Wednesday, November 25, 2009

 

Er.. who?


Currently we are visiting B and family near San Francisco for Thanksgiving. We've visited the area several times, but we'd never been to Chinatown. So today we drove into the city and strolled up and down the streets for several hours. It was interesting navigating through the fresh food markets as the morning deliveries were being made, and watching all the locals grabbing up the fresh (live) fish, and all the unusual fruits and veggies.
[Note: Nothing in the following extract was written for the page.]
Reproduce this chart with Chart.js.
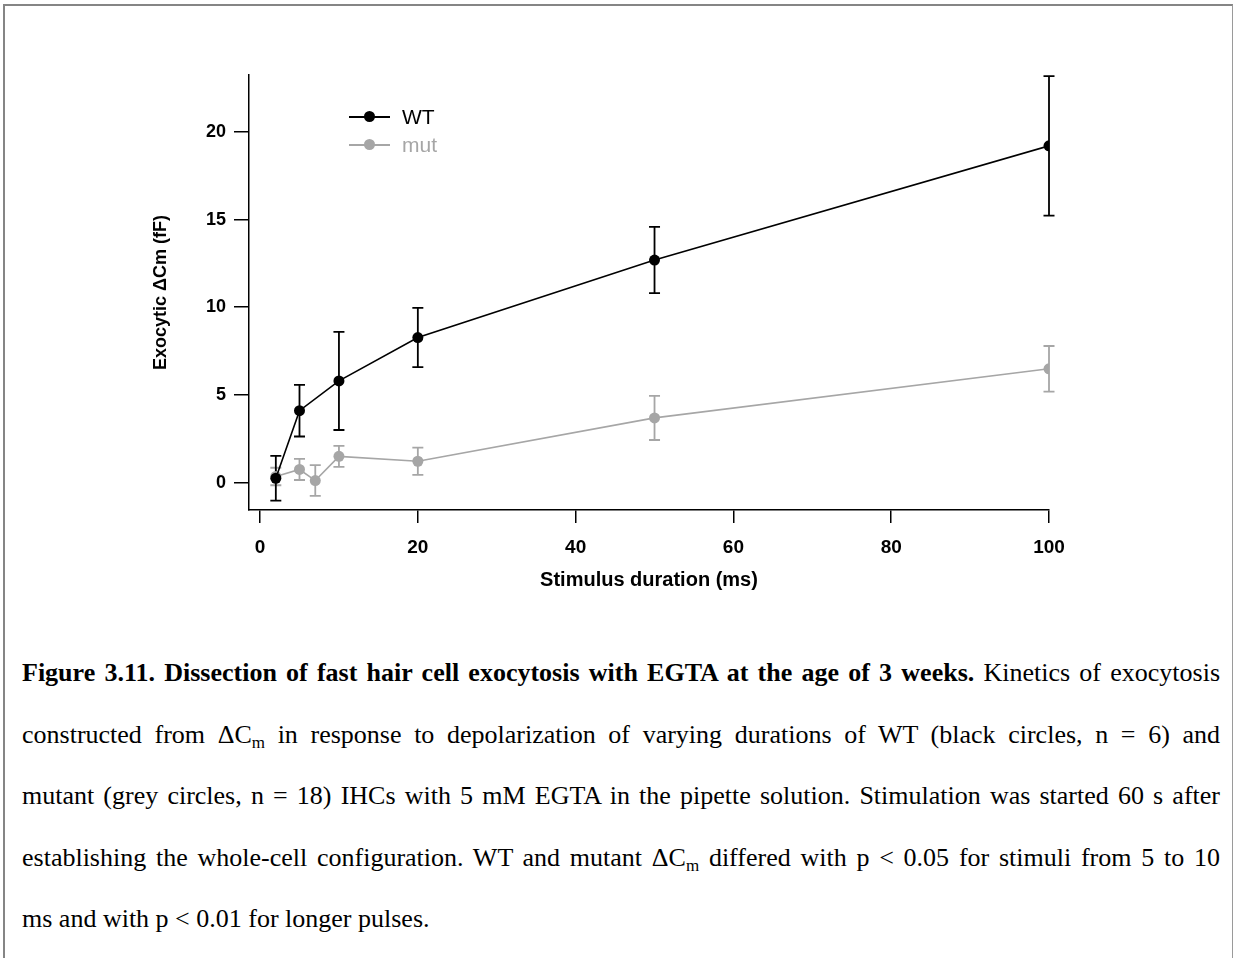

We just happened to stroll down a sidestreet and came across "Clarion Music Center", which was filled with chinese musical instruments. I was most interested in trying out an erhu. These are sometimes called chinese violins, with a small octagonal box fitted to a 2 1/2 foot stem or neck. Two strings (tuned to A and D) are stretched between the box and tuning pegs at the top of the neck. A bow is fitted between the two strings, the top side of the bowhair plays the A string, and the underside of the bowhair plays the D string. The bow is held somewhat like a bass bow. The bowhair is normally slack and is tensioned by the player using the forefinger. The erhu is fingered with the left hand, quite similar to playing the D and A strings on a cello.

With a little encouragement by the owner, I was able to produce a couple satisfactory notes on the erhu. Enough to convince me to buy one. I'll have to rely on You-Tube and the like for lessons, but I'm reasonably confident that I can use some of my cello skills to eventually be able to play this haunting instrument.

Comments:
Interesting-looking instrument! It does look like it would be similar to a cello to play.
 
How fun. Tried to talk my hubby into buying one when we were in China.
 
My co-worker, who knows I play cello, came by to share some erhu music with me. The bow-hold does look totally different. I also showed him your blog and your erhu post.

I think as the cross-cultural pollenation between Americans and Chinese continues, opportunities cellists and erhu players will also increase.

Your seizing this cultural opportunity seems high in possibilities.

I hope you have a happy holiday season.
 
I hope you see that there should be a "for" between "opportunities" and "cellists" in my previous comment.

What sorts of scales does one practice on the erhu?